Vietnã - Não sei - Mulher, como você se chama? - Não sei.

Quando você nasceu, de onde você vem? - Não sei.

Para que cavou uma toca na terra? - Não sei.

Desde quando está aqui escondida? - Não sei.

Por que mordeu o meu dedo anular? Não sei.

Não sabe que não vamos te fazer nenhum mal? - Não sei.

De que lado você está? - Não sei.

É a guerra, você tem que escolher. - Não sei.

Tua aldeia ainda existe? - Não sei.

Esses são teus filhos? - São.
(Tradução de Regina Przybycien.)
Há poemas que se fundam inesquecíveis em nós desde a primeira leitura. Neste aí, o título se impõe, situando-nos de partida clara e completamente na cena de uma guerra insana. A primeira palavra do primeiro verso indica-nos em vocativo que a fala será direta.

Assim, a entrevista se avoluma, com cada verso trazendo a imagem de um desmoronamento dos sentidos: a terra, o esconderijo, o corpo, os inimigos, os amigos, a aldeia, tudo se desfaz na solidão das respostas, trazendo a mais incômoda sensação de desespero.
O refrão “Não sei” vai num crescendo como o “Nunca mais”, de Poe.
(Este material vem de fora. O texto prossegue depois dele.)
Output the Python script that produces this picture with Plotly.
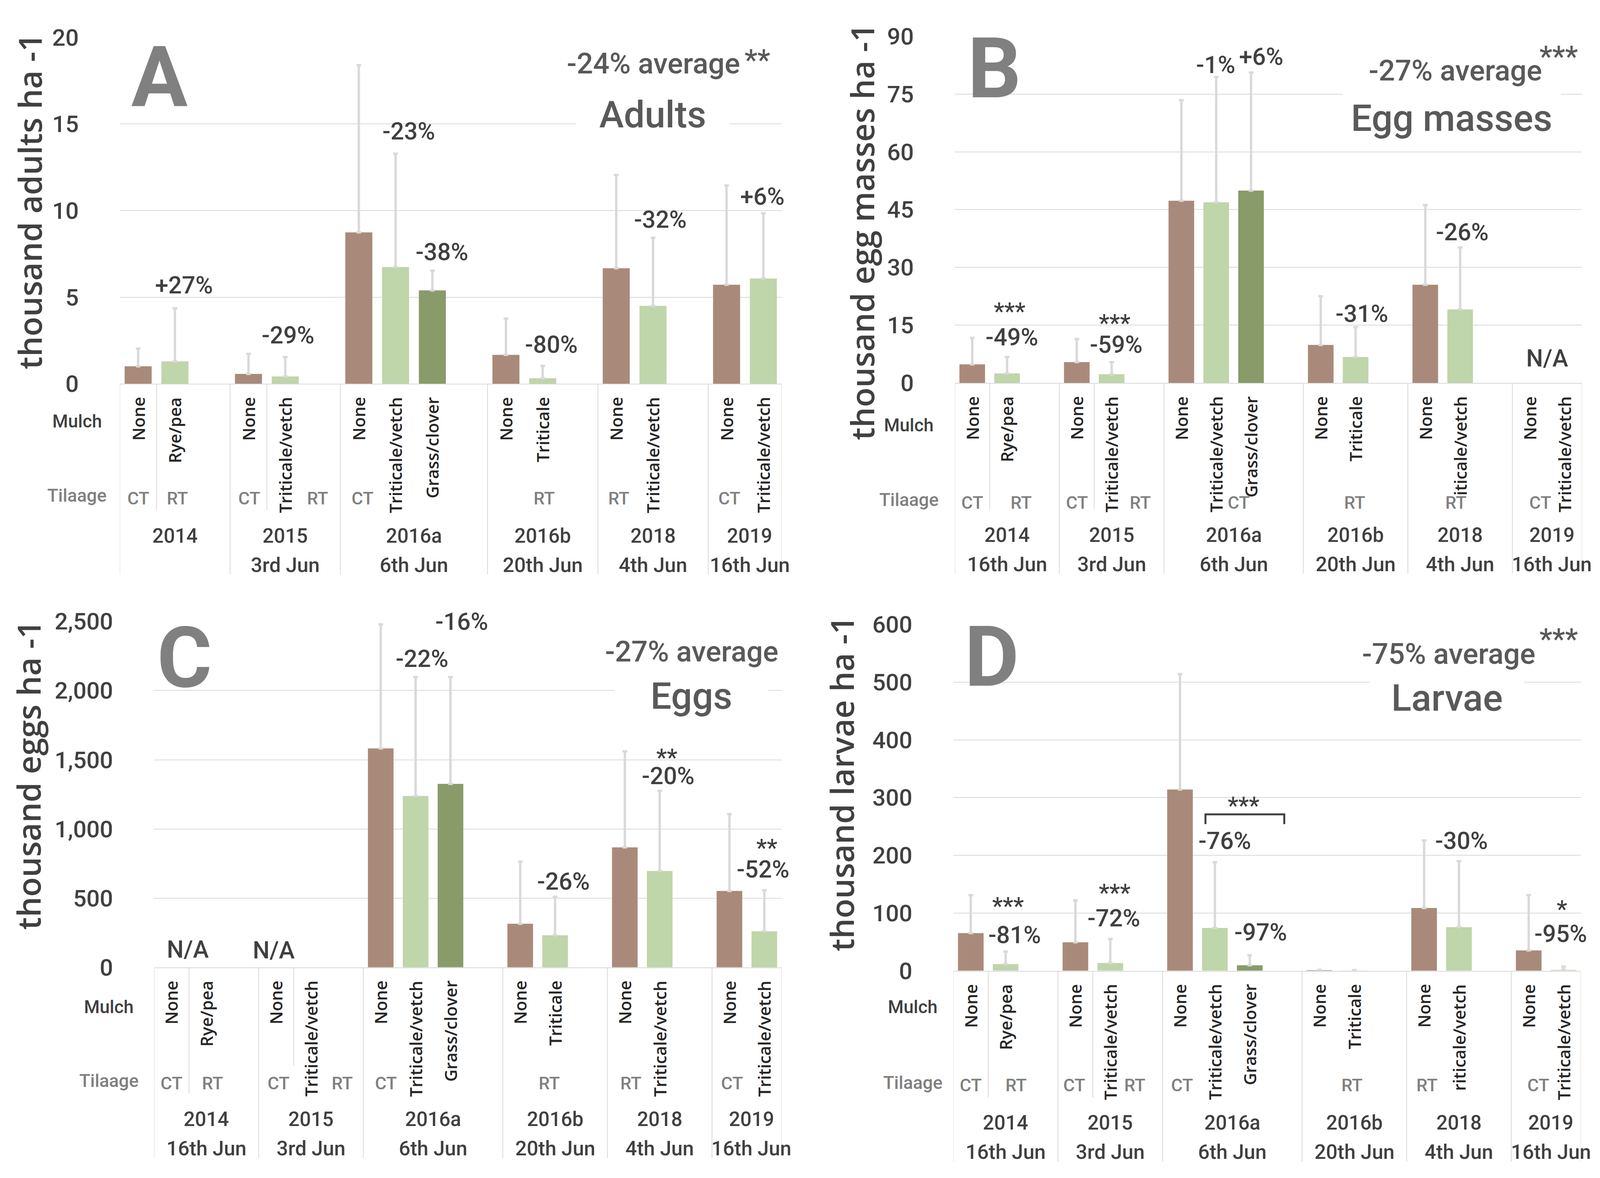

E sugere que a tal mulher talvez já não esteja em seu mais perfeito juízo dos fatos, o que seria esperado, na medida em que se desenhou, com poucas perguntas, um devastador campo de batalha.
Mas a poeta polonesa subverte com sua simplicidade explosiva toda a estrutura anterior ao propor um final em que a maternidade surge como signo de uma resistência indissolúvel. Com o sintagma composto de apenas uma palavra, o verbo ser no presente, “São.”,

Szymborska realiza uma contundente operação poética: inverte o sinal da devastação proposta e, sem usar a palavra amor, apresenta-nos a mãe. É como se o eu lírico surgisse de repente e erguesse a cabeça, olhando fundo nos olhos de quem está lendo.